> EXERCISE
Quote every line of the data below as it stands, omitting pictures.

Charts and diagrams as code

*-*-*

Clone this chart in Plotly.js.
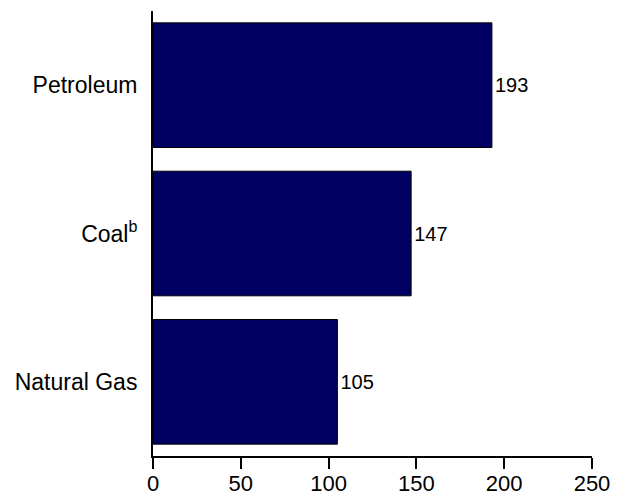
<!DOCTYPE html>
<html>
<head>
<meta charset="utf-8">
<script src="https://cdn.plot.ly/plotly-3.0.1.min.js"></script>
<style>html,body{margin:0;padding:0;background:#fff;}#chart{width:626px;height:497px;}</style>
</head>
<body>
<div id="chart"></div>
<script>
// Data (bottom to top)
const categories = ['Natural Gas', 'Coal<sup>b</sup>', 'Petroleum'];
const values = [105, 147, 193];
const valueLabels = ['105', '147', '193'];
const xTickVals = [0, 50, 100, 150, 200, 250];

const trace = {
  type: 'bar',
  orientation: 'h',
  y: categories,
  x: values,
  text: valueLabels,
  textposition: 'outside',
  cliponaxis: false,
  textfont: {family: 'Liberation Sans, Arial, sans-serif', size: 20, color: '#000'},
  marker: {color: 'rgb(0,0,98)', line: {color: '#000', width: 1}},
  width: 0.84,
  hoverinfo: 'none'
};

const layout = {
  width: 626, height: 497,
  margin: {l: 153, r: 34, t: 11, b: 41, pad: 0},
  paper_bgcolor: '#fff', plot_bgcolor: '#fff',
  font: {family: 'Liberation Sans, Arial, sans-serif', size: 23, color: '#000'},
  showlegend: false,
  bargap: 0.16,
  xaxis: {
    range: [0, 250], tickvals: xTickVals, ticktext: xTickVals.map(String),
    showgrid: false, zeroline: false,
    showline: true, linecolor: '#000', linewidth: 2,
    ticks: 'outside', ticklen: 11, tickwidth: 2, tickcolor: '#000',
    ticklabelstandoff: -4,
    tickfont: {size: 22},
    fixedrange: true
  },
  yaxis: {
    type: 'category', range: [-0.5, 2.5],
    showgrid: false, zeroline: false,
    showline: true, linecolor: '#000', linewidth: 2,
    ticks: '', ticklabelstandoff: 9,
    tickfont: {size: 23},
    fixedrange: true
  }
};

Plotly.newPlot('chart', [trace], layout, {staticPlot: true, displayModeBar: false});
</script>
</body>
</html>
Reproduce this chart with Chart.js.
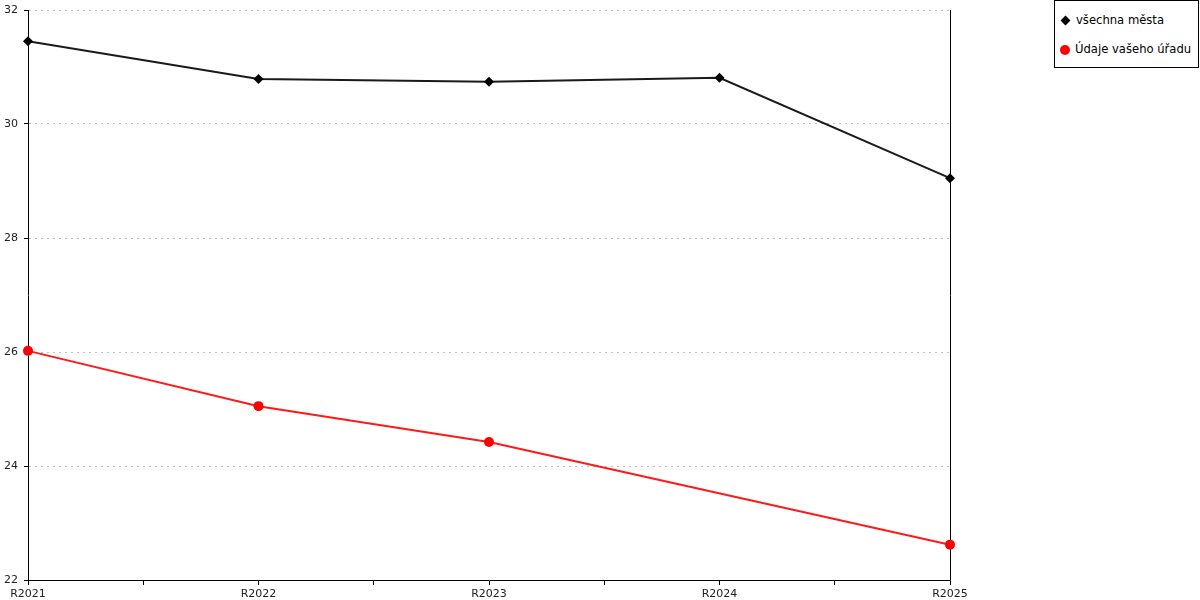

*-*-*

> THE OUTPUT
Clone this chart in Plotly.js.
<!DOCTYPE html>
<html>
<head>
<meta charset="utf-8">
<script src="https://cdn.plot.ly/plotly-3.0.1.min.js"></script>
<style>html,body{margin:0;padding:0;background:#fff;}#chart{width:626px;height:497px;}</style>
</head>
<body>
<div id="chart"></div>
<script>
// Data (bottom to top)
const categories = ['Natural Gas', 'Coal<sup>b</sup>', 'Petroleum'];
const values = [105, 147, 193];
const valueLabels = ['105', '147', '193'];
const xTickVals = [0, 50, 100, 150, 200, 250];

const trace = {
  type: 'bar',
  orientation: 'h',
  y: categories,
  x: values,
  text: valueLabels,
  textposition: 'outside',
  cliponaxis: false,
  textfont: {family: 'Liberation Sans, Arial, sans-serif', size: 20, color: '#000'},
  marker: {color: 'rgb(0,0,98)', line: {color: '#000', width: 1}},
  width: 0.84,
  hoverinfo: 'none'
};

const layout = {
  width: 626, height: 497,
  margin: {l: 153, r: 34, t: 11, b: 41, pad: 0},
  paper_bgcolor: '#fff', plot_bgcolor: '#fff',
  font: {family: 'Liberation Sans, Arial, sans-serif', size: 23, color: '#000'},
  showlegend: false,
  bargap: 0.16,
  xaxis: {
    range: [0, 250], tickvals: xTickVals, ticktext: xTickVals.map(String),
    showgrid: false, zeroline: false,
    showline: true, linecolor: '#000', linewidth: 2,
    ticks: 'outside', ticklen: 11, tickwidth: 2, tickcolor: '#000',
    ticklabelstandoff: -4,
    tickfont: {size: 22},
    fixedrange: true
  },
  yaxis: {
    type: 'category', range: [-0.5, 2.5],
    showgrid: false, zeroline: false,
    showline: true, linecolor: '#000', linewidth: 2,
    ticks: '', ticklabelstandoff: 9,
    tickfont: {size: 23},
    fixedrange: true
  }
};

Plotly.newPlot('chart', [trace], layout, {staticPlot: true, displayModeBar: false});
</script>
</body>
</html>
Reproduce this chart with Chart.js.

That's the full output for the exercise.